Born in 1976 in Johannesburg, South Africa, Pieter Hugo is a self-taught photographer based in Cape Town. His interest in photography started at an early age when he received his first camera at 10 years old. He explains why he has chosen portraiture as his main practice:
"I am six foot tall. I have blond hair and blue eyes. I stick out like a sore thumb in the locations I visit. I quickly realized that the traditional photo-journalistic approach of capturing a fleeting moment wasn't going to work for me. Firstly, my reflexes are too slow and secondly I am not a fly on the wall, I have a presence."
 His is considered a leading photographer in Africa, known for his socially and politically charged works which include depictions of Albinism (2003-2006) to documentation of the aftermath of the massacres in Rwanda in 1994 (2004). His most famous series The Hyena and Other Men (2005-2007) is about
a group of itinerant animal handlers, peddlers and performers he followed during a two years period, living with them several weeks at a time to understand their culture and thinking.
Pieter Hugo professes skepticism toward the "power of photography": "I am of a generation that approaches photography with a keen awareness of the problems inherent in pointing a camera at anything."

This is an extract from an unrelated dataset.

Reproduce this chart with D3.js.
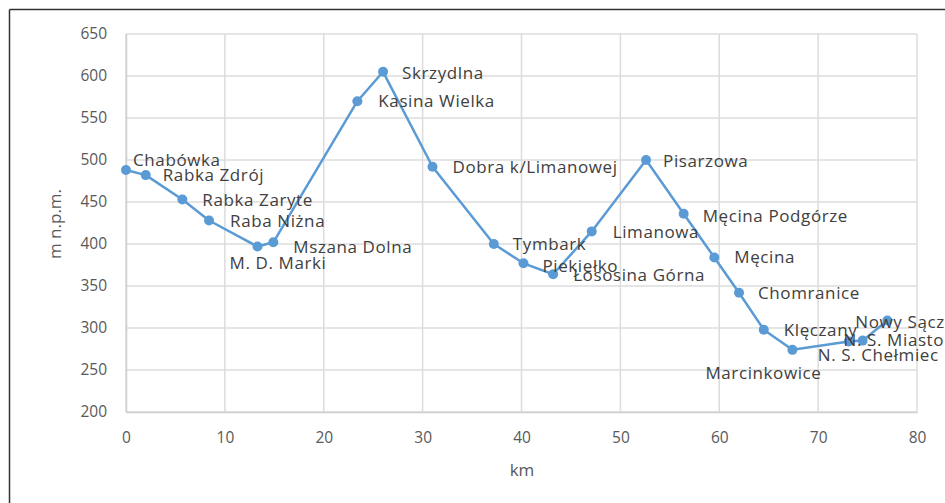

Major museum solo exhibitions have taken place at The Hague Museum of Photography, Musée de l’Elysée in Lausanne, Ludwig Museum in Budapest, Fotografiska in Stockholm,  MAXXI in Rome and the Institute of Modern Art Brisbane, among others. Hugo has participated in numerous group exhibitions at institutions including Tate Modern, the Folkwang Museum, Fundação Calouste Gulbenkian, and the São Paulo Bienal. His work is represented in prominent public and private collections, among them the Museum of Modern Art, V&A Museum, San Francisco Museum of Modern Art, Metropolitan Museum of Modern Art, J Paul Getty Museum, Walther Collection, Deutsche Börse Group, Folkwang Museum and Huis Marseille. Hugo received the Discovery Award at the Rencontres d’Arles Festival and the KLM Paul Huf Award in 2008, the Seydou Keita Award at the Rencontres de Bamako African Photography Biennial in 2011, and was shortlisted for the Deutsche Börse Photography Prize 2012.




Zarina Bhimji


Zarina Bhimji was born in Mbarara, Uganda in 1963 to Indian parents and moved to Britain in 1974, two years after the expulsion of Uganda’s Asian community in the Idi Amin era. She is a photographer and film maker working in London and Berlin.
Zarina Bhimji was educated at Leicester Polytechnic (1982 – 1983), Goldsmith's College (1983 – 1986) and  Slade School of Fine Art, University College London (1987 – 1989).  Following a post-graduate program, she became an Artist in Residence at Darwin College in Cambridge.
In her works, she intermingles reflections on colonialism, global migration, diaspora, persecutions through images referring to cultural memory like dilapidated architectures, abandoned interior spaces and personal narrative. India and East Africa are her sources for inspirations and in Out of the Blue commissioned and produced by Documenta 11 in 2002, she returned to Uganda to film the ruins left by Idi Amin's reign of terror. Yellow Patch (2011) was inspired by trade and migration across the Indian Ocean and communicates the same aura of decay and abandonment. She was nominated for the Turner Prize in 2007 and was the subject of a mid-career retrospective tracing 25 years of her work at Whitechapel Gallery in 2012.